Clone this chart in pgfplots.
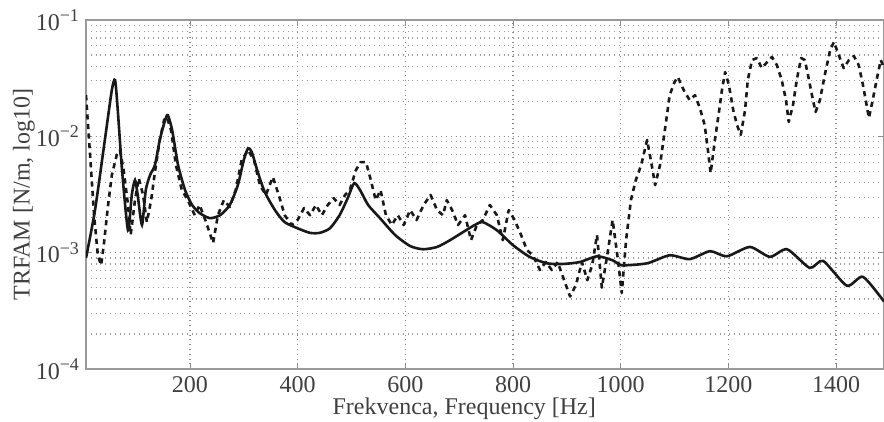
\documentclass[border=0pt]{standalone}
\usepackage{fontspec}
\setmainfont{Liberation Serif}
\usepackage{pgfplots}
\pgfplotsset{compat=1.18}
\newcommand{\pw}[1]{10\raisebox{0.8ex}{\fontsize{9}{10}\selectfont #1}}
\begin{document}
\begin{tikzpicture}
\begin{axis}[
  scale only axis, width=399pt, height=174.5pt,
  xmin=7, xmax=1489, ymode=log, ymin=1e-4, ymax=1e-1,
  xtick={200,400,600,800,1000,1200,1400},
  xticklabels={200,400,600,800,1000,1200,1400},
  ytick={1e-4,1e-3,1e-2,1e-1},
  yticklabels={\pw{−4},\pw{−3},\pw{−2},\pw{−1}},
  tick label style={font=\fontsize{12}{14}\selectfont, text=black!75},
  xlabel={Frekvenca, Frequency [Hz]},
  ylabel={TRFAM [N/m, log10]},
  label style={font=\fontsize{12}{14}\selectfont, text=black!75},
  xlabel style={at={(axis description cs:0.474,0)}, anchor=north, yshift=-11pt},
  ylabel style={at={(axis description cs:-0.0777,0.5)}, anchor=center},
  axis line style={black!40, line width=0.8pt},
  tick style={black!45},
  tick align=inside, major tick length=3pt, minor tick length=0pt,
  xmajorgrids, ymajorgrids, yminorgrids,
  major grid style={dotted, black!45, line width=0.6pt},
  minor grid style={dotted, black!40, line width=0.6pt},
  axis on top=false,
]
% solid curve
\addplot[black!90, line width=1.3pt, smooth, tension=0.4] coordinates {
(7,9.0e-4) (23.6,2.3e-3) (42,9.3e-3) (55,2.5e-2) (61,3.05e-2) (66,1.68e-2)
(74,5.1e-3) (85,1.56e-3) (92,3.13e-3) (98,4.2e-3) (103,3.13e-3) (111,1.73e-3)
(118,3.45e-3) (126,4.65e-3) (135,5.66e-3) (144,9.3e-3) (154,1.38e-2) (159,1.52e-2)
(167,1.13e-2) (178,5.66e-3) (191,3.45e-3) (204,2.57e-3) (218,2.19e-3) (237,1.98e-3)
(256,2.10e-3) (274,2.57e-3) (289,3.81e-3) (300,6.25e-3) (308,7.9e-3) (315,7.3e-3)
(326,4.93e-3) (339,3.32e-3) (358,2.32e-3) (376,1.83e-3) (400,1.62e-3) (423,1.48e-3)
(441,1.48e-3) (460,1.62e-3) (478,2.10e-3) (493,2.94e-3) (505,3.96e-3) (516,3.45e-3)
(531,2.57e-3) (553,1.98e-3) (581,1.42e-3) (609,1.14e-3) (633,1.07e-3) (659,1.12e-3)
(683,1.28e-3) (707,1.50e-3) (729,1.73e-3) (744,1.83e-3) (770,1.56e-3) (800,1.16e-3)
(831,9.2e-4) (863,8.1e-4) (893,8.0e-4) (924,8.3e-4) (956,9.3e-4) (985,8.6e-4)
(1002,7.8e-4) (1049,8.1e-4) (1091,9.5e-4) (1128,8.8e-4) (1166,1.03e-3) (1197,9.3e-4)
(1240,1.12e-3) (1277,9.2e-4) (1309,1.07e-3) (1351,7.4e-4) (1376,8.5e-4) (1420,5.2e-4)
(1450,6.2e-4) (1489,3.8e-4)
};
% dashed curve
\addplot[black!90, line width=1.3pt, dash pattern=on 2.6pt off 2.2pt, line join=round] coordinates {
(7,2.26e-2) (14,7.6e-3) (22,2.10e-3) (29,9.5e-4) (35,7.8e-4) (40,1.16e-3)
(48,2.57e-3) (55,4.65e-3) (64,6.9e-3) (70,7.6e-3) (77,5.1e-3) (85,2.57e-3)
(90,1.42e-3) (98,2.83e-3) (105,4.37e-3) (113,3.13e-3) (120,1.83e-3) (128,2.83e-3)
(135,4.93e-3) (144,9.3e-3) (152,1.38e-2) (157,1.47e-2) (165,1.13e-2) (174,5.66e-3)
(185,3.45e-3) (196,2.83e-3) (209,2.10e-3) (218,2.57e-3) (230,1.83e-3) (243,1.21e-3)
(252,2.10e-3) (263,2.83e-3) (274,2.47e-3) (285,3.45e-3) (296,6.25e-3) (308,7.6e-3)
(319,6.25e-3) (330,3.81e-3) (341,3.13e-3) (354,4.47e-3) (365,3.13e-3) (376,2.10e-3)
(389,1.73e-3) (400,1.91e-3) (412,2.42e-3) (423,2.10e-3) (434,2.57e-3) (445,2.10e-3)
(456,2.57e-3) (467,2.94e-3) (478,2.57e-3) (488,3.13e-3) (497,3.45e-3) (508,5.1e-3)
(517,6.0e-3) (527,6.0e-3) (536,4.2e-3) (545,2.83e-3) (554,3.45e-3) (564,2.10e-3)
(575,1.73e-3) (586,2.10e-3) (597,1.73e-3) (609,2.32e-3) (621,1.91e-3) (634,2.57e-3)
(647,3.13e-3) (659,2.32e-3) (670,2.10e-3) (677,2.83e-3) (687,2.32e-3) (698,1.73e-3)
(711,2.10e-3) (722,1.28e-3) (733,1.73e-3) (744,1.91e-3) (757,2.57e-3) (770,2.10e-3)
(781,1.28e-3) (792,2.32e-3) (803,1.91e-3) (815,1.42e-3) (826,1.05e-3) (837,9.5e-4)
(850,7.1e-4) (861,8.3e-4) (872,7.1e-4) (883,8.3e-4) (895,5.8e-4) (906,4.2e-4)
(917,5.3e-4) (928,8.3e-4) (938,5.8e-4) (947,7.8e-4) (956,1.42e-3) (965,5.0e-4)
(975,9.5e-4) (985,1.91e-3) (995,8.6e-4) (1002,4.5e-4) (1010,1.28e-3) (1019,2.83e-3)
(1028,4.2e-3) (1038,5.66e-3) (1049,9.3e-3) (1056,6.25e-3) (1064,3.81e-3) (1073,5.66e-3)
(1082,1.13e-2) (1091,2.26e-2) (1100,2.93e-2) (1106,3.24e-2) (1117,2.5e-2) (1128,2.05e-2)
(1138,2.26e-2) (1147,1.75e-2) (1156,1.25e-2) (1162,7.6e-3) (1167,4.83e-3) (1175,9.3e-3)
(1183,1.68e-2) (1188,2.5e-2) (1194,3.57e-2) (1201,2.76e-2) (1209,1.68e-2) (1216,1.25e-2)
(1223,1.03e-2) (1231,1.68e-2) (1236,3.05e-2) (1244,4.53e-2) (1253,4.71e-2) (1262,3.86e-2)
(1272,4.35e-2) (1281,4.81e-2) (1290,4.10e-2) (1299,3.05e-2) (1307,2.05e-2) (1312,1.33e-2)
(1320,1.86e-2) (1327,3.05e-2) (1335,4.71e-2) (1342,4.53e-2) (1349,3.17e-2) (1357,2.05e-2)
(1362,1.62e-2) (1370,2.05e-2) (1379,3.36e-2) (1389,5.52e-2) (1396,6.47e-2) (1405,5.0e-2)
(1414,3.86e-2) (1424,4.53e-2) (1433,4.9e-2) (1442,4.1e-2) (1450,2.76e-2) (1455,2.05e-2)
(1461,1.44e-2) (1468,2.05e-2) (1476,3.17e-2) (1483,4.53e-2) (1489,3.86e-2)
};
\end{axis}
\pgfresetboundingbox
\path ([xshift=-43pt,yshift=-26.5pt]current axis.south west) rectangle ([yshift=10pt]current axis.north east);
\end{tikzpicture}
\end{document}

==*==

Quote the data above in full, leaving out the pictures it holds.

Clone this chart in pgfplots.
\documentclass[border=0pt]{standalone}
\usepackage{fontspec}
\setmainfont{Liberation Serif}
\usepackage{pgfplots}
\pgfplotsset{compat=1.18}
\newcommand{\pw}[1]{10\raisebox{0.8ex}{\fontsize{9}{10}\selectfont #1}}
\begin{document}
\begin{tikzpicture}
\begin{axis}[
  scale only axis, width=399pt, height=174.5pt,
  xmin=7, xmax=1489, ymode=log, ymin=1e-4, ymax=1e-1,
  xtick={200,400,600,800,1000,1200,1400},
  xticklabels={200,400,600,800,1000,1200,1400},
  ytick={1e-4,1e-3,1e-2,1e-1},
  yticklabels={\pw{−4},\pw{−3},\pw{−2},\pw{−1}},
  tick label style={font=\fontsize{12}{14}\selectfont, text=black!75},
  xlabel={Frekvenca, Frequency [Hz]},
  ylabel={TRFAM [N/m, log10]},
  label style={font=\fontsize{12}{14}\selectfont, text=black!75},
  xlabel style={at={(axis description cs:0.474,0)}, anchor=north, yshift=-11pt},
  ylabel style={at={(axis description cs:-0.0777,0.5)}, anchor=center},
  axis line style={black!40, line width=0.8pt},
  tick style={black!45},
  tick align=inside, major tick length=3pt, minor tick length=0pt,
  xmajorgrids, ymajorgrids, yminorgrids,
  major grid style={dotted, black!45, line width=0.6pt},
  minor grid style={dotted, black!40, line width=0.6pt},
  axis on top=false,
]
% solid curve
\addplot[black!90, line width=1.3pt, smooth, tension=0.4] coordinates {
(7,9.0e-4) (23.6,2.3e-3) (42,9.3e-3) (55,2.5e-2) (61,3.05e-2) (66,1.68e-2)
(74,5.1e-3) (85,1.56e-3) (92,3.13e-3) (98,4.2e-3) (103,3.13e-3) (111,1.73e-3)
(118,3.45e-3) (126,4.65e-3) (135,5.66e-3) (144,9.3e-3) (154,1.38e-2) (159,1.52e-2)
(167,1.13e-2) (178,5.66e-3) (191,3.45e-3) (204,2.57e-3) (218,2.19e-3) (237,1.98e-3)
(256,2.10e-3) (274,2.57e-3) (289,3.81e-3) (300,6.25e-3) (308,7.9e-3) (315,7.3e-3)
(326,4.93e-3) (339,3.32e-3) (358,2.32e-3) (376,1.83e-3) (400,1.62e-3) (423,1.48e-3)
(441,1.48e-3) (460,1.62e-3) (478,2.10e-3) (493,2.94e-3) (505,3.96e-3) (516,3.45e-3)
(531,2.57e-3) (553,1.98e-3) (581,1.42e-3) (609,1.14e-3) (633,1.07e-3) (659,1.12e-3)
(683,1.28e-3) (707,1.50e-3) (729,1.73e-3) (744,1.83e-3) (770,1.56e-3) (800,1.16e-3)
(831,9.2e-4) (863,8.1e-4) (893,8.0e-4) (924,8.3e-4) (956,9.3e-4) (985,8.6e-4)
(1002,7.8e-4) (1049,8.1e-4) (1091,9.5e-4) (1128,8.8e-4) (1166,1.03e-3) (1197,9.3e-4)
(1240,1.12e-3) (1277,9.2e-4) (1309,1.07e-3) (1351,7.4e-4) (1376,8.5e-4) (1420,5.2e-4)
(1450,6.2e-4) (1489,3.8e-4)
};
% dashed curve
\addplot[black!90, line width=1.3pt, dash pattern=on 2.6pt off 2.2pt, line join=round] coordinates {
(7,2.26e-2) (14,7.6e-3) (22,2.10e-3) (29,9.5e-4) (35,7.8e-4) (40,1.16e-3)
(48,2.57e-3) (55,4.65e-3) (64,6.9e-3) (70,7.6e-3) (77,5.1e-3) (85,2.57e-3)
(90,1.42e-3) (98,2.83e-3) (105,4.37e-3) (113,3.13e-3) (120,1.83e-3) (128,2.83e-3)
(135,4.93e-3) (144,9.3e-3) (152,1.38e-2) (157,1.47e-2) (165,1.13e-2) (174,5.66e-3)
(185,3.45e-3) (196,2.83e-3) (209,2.10e-3) (218,2.57e-3) (230,1.83e-3) (243,1.21e-3)
(252,2.10e-3) (263,2.83e-3) (274,2.47e-3) (285,3.45e-3) (296,6.25e-3) (308,7.6e-3)
(319,6.25e-3) (330,3.81e-3) (341,3.13e-3) (354,4.47e-3) (365,3.13e-3) (376,2.10e-3)
(389,1.73e-3) (400,1.91e-3) (412,2.42e-3) (423,2.10e-3) (434,2.57e-3) (445,2.10e-3)
(456,2.57e-3) (467,2.94e-3) (478,2.57e-3) (488,3.13e-3) (497,3.45e-3) (508,5.1e-3)
(517,6.0e-3) (527,6.0e-3) (536,4.2e-3) (545,2.83e-3) (554,3.45e-3) (564,2.10e-3)
(575,1.73e-3) (586,2.10e-3) (597,1.73e-3) (609,2.32e-3) (621,1.91e-3) (634,2.57e-3)
(647,3.13e-3) (659,2.32e-3) (670,2.10e-3) (677,2.83e-3) (687,2.32e-3) (698,1.73e-3)
(711,2.10e-3) (722,1.28e-3) (733,1.73e-3) (744,1.91e-3) (757,2.57e-3) (770,2.10e-3)
(781,1.28e-3) (792,2.32e-3) (803,1.91e-3) (815,1.42e-3) (826,1.05e-3) (837,9.5e-4)
(850,7.1e-4) (861,8.3e-4) (872,7.1e-4) (883,8.3e-4) (895,5.8e-4) (906,4.2e-4)
(917,5.3e-4) (928,8.3e-4) (938,5.8e-4) (947,7.8e-4) (956,1.42e-3) (965,5.0e-4)
(975,9.5e-4) (985,1.91e-3) (995,8.6e-4) (1002,4.5e-4) (1010,1.28e-3) (1019,2.83e-3)
(1028,4.2e-3) (1038,5.66e-3) (1049,9.3e-3) (1056,6.25e-3) (1064,3.81e-3) (1073,5.66e-3)
(1082,1.13e-2) (1091,2.26e-2) (1100,2.93e-2) (1106,3.24e-2) (1117,2.5e-2) (1128,2.05e-2)
(1138,2.26e-2) (1147,1.75e-2) (1156,1.25e-2) (1162,7.6e-3) (1167,4.83e-3) (1175,9.3e-3)
(1183,1.68e-2) (1188,2.5e-2) (1194,3.57e-2) (1201,2.76e-2) (1209,1.68e-2) (1216,1.25e-2)
(1223,1.03e-2) (1231,1.68e-2) (1236,3.05e-2) (1244,4.53e-2) (1253,4.71e-2) (1262,3.86e-2)
(1272,4.35e-2) (1281,4.81e-2) (1290,4.10e-2) (1299,3.05e-2) (1307,2.05e-2) (1312,1.33e-2)
(1320,1.86e-2) (1327,3.05e-2) (1335,4.71e-2) (1342,4.53e-2) (1349,3.17e-2) (1357,2.05e-2)
(1362,1.62e-2) (1370,2.05e-2) (1379,3.36e-2) (1389,5.52e-2) (1396,6.47e-2) (1405,5.0e-2)
(1414,3.86e-2) (1424,4.53e-2) (1433,4.9e-2) (1442,4.1e-2) (1450,2.76e-2) (1455,2.05e-2)
(1461,1.44e-2) (1468,2.05e-2) (1476,3.17e-2) (1483,4.53e-2) (1489,3.86e-2)
};
\end{axis}
\pgfresetboundingbox
\path ([xshift=-43pt,yshift=-26.5pt]current axis.south west) rectangle ([yshift=10pt]current axis.north east);
\end{tikzpicture}
\end{document}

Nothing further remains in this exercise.